The Midianite connections to metallurgy at Timna have been noted by many scholars. Large amounts of Midianite ceramic ware has been discovered at these mining sites.[15]

An Egyptian temple of Hathor at Timna (Site 200) was first discovered during the Beno Rothenberg's excavations.[16]

"Rothenberg’s excavation of Site 200 revealed a number of Egyptian hieroglyphic inscriptions including those of: Seti I, Ramesses II, Merneptah, Seti II, and Queen Twosret of the Nineteenth Dynasty, as well as Ramesses III, Ramesses IV, and Ramesses V of the Twentieth Dynasty (pp. 163–166)."[17]

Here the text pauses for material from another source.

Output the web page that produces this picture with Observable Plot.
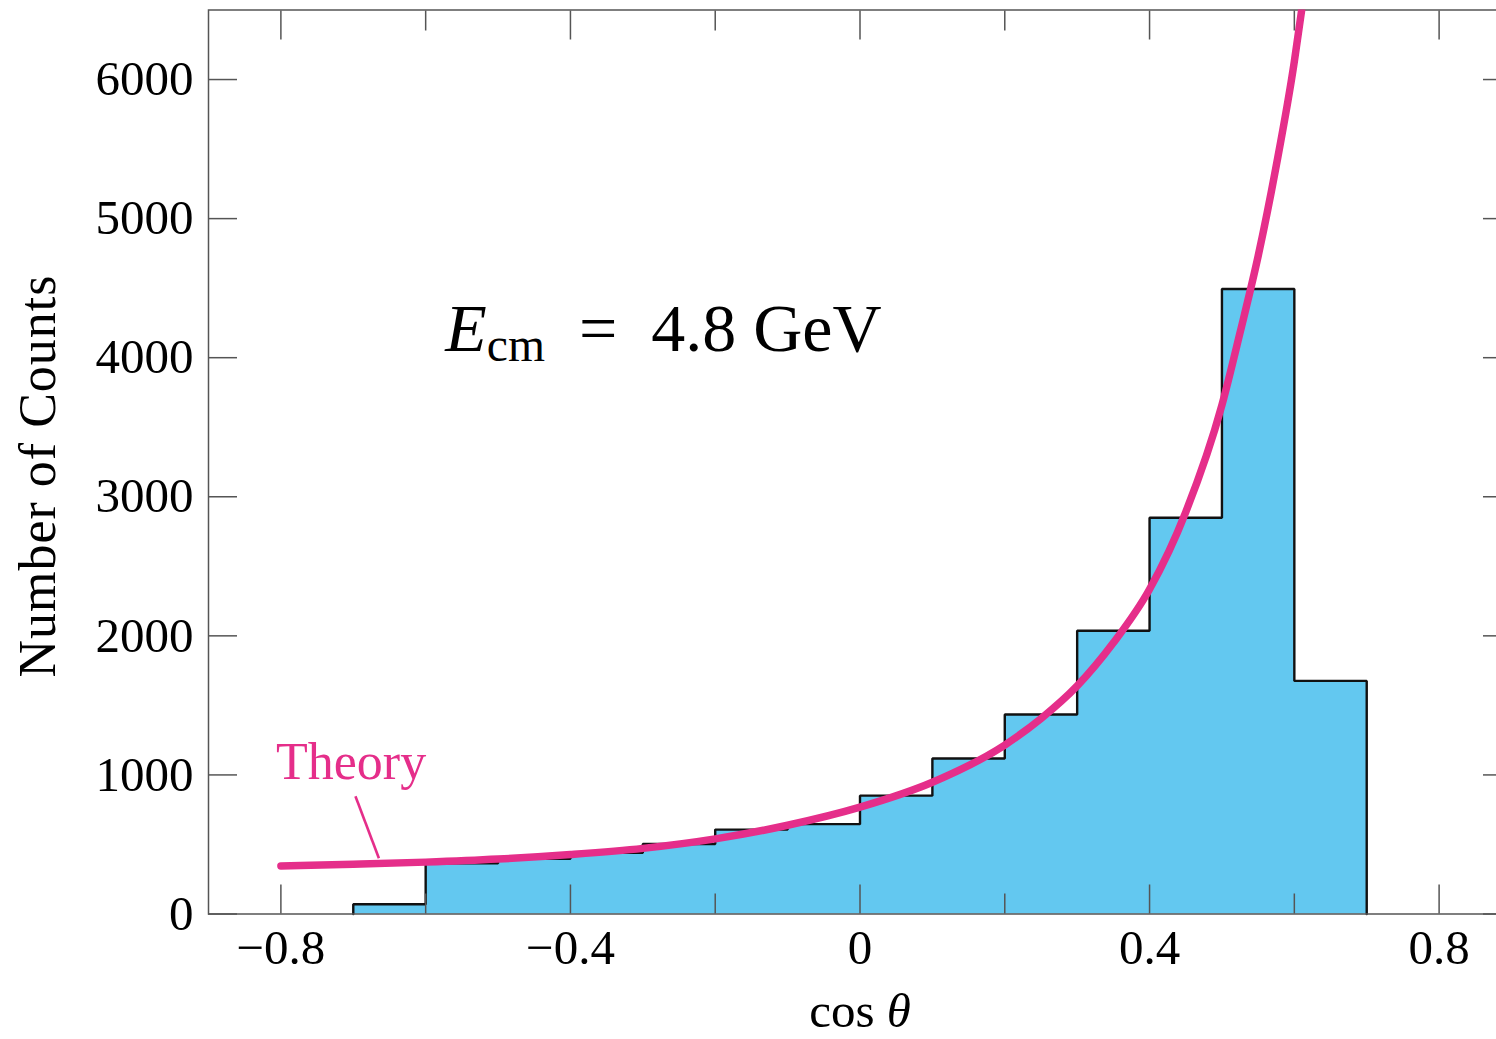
<!DOCTYPE html>
<html><head><meta charset="utf-8">
<script src="https://cdn.jsdelivr.net/npm/d3@7"></script>
<script src="https://cdn.jsdelivr.net/npm/@observablehq/plot@0.6"></script>
<style>
html,body{margin:0;padding:0;background:#fff;overflow:hidden;}
#chart svg{max-width:none !important;display:block;}
</style></head><body><div id="chart"></div>
<script>
// Histogram bins (cos θ) and counts
const binStarts = [-0.7, -0.6, -0.5, -0.4, -0.3, -0.2, -0.1, 0.0, 0.1, 0.2, 0.3, 0.4, 0.5, 0.6];
const binEnds   = [-0.6, -0.5, -0.4, -0.3, -0.2, -0.1, 0.0, 0.1, 0.2, 0.3, 0.4, 0.5, 0.6, 0.7];
const counts    = [70, 365, 397, 440, 503, 607, 646, 851, 1118, 1434, 2037, 2849, 4494, 1676];

// Theory curve
const theoryX = [-0.8, -0.7, -0.6, -0.5, -0.4, -0.3, -0.2, -0.1, 0.0, 0.1, 0.2, 0.25, 0.3, 0.35, 0.4, 0.45, 0.5, 0.525, 0.55, 0.575, 0.6, 0.61];
const theoryY = [345, 358, 373, 395, 428, 472, 540, 638, 768, 947, 1215, 1405, 1640, 1950, 2335, 2890, 3660, 4180, 4730, 5380, 6130, 6495];

// Ticks
const xMajorTicks = [-0.8, -0.4, 0, 0.4, 0.8];
const xMinorTicks = [-0.6, -0.2, 0.2, 0.6];
const yTicks = [0, 1000, 2000, 3000, 4000, 5000, 6000];

// Annotations
const theoryLabel = [{x: -0.703, y: 974, text: "Theory"}];
const theoryLeader = [{x1: -0.697, y1: 847, x2: -0.6646, y2: 401}];
const energyLabel = [{x: -0.573, y: 4051, text: "Ecm"}];

const xLabel = "cos θ";
const yLabel = "Number of Counts";

const BLUE = "#63c8f0";
const PINK = "#e52e8a";
const GRAY = "#555";
const FONT = "'Liberation Serif', 'DejaVu Serif', serif";

const bars = binStarts.map((x0, i) => ({x1: x0, x2: binEnds[i], y: counts[i]}));
const outline = [{x: binStarts[0], y: 0}];
bars.forEach(b => { outline.push({x: b.x1, y: b.y}); outline.push({x: b.x2, y: b.y}); });
outline.push({x: binEnds[binEnds.length - 1], y: 0});
const theory = theoryX.map((x, i) => ({x, y: theoryY[i]}));

const fmtX = d => d === 0 ? "0" : d3.format(".1f")(d).replace("-", "−");

const svg = Plot.plot({
  width: 1515,
  height: 1039,
  marginLeft: 208,
  marginRight: 4,
  marginTop: 9.5,
  marginBottom: 125.5,
  style: {fontFamily: FONT, fontSize: "49px", background: "#fff"},
  x: {domain: [-0.9, 0.9]},
  y: {domain: [0, 6500]},
  marks: [
    Plot.area(outline, {x1: "x", y1: 0, y2: "y", fill: BLUE}),
    Plot.line(outline, {x: "x", y: "y", stroke: "#111", strokeWidth: 2.4, strokeLinejoin: "miter"}),
    // inward ticks
    Plot.axisX(xMajorTicks, {anchor: "bottom", tickSize: -29, tickFormat: () => "", label: null, stroke: GRAY, strokeWidth: 1.5}),
    Plot.axisX(xMinorTicks, {anchor: "bottom", tickSize: -20, tickFormat: () => "", label: null, stroke: GRAY, strokeWidth: 1.5}),
    Plot.axisX(xMajorTicks, {anchor: "top", tickSize: -29, tickFormat: () => "", label: null, stroke: GRAY, strokeWidth: 1.5}),
    Plot.axisX(xMinorTicks, {anchor: "top", tickSize: -20, tickFormat: () => "", label: null, stroke: GRAY, strokeWidth: 1.5}),
    Plot.axisY(yTicks, {anchor: "left", tickSize: -29, tickFormat: () => "", label: null, stroke: GRAY, strokeWidth: 1.5}),
    Plot.axisY(yTicks, {anchor: "right", tickSize: -29, tickFormat: () => "", label: null, stroke: GRAY, strokeWidth: 1.5}),
    // tick labels
    Plot.axisX(xMajorTicks, {anchor: "bottom", tickSize: 0, tickPadding: 15, tickFormat: fmtX, label: null, fontSize: 49, fill: "#000"}),
    Plot.axisY(yTicks, {anchor: "left", tickSize: 0, tickPadding: 15, tickFormat: d => String(d), label: null, fontSize: 49, fill: "#000"}),
    Plot.frame({stroke: GRAY, strokeWidth: 1.5}),
    // theory curve
    Plot.line(theory, {x: "x", y: "y", stroke: PINK, strokeWidth: 7.5, curve: "monotone-x", clip: true}),
    Plot.link(theoryLeader, {x1: "x1", y1: "y1", x2: "x2", y2: "y2", stroke: PINK, strokeWidth: 2.6}),
    Plot.text(theoryLabel, {x: "x", y: "y", text: "text", fill: PINK, fontSize: 52, textAnchor: "middle", lineAnchor: "bottom"}),
    Plot.text(energyLabel, {x: "x", y: "y", text: "text", fill: "#000", fontSize: 68, textAnchor: "start", lineAnchor: "bottom"}),
    // axis titles
    Plot.text([xLabel], {frameAnchor: "bottom", dy: 113, fontSize: 49, fill: "#000", textAnchor: "middle", lineAnchor: "bottom"}),
    Plot.text([yLabel], {frameAnchor: "left", rotate: -90, dx: -170, dy: 14, fontSize: 52, fill: "#000", textAnchor: "middle", lineAnchor: "middle"})
  ]
});

// rich text: subscript / italics / spacing
d3.select(svg).selectAll("text").each(function() {
  const t = this.textContent;
  const sel = d3.select(this);
  if (t === "Ecm") {
    sel.text(null);
    sel.append("tspan").attr("font-style", "italic").text("E");
    sel.append("tspan").attr("font-size", "0.7em").attr("dy", "0.22em").text("cm");
    sel.append("tspan").attr("dy", "-0.154em").text("\u2002=\u20024.8 GeV");
  } else if (t === xLabel) {
    sel.text(null);
    sel.append("tspan").text("cos ");
    sel.append("tspan").attr("font-style", "italic").text("θ");
  } else if (t === yLabel) {
    sel.attr("letter-spacing", "1px");
  }
});

document.getElementById("chart").appendChild(svg);
</script>
</body></html>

The site also continued to be used during the Midianite occupation in the area, which is usually dated to terminal Late Bronze Age-Early Iron Age.

The Midianites transformed the Hathor mining temple into a desert tent-shrine.[18] In addition to the discovery of post-holes, large quantities of red and yellow decayed cloth with beads woven into it, along with numerous copper rings/wire used to suspend the curtains, were found all along two walls of the shrine.

Beno Rothenberg,[19] the excavator of the site, suggested that the Midianites were making offerings to Hathor, especially since a large number of Midianite votive vessels (25%) were discovered in the shrine. However, whether Hathor or some other deity was the object of devotion during this period is difficult to ascertain.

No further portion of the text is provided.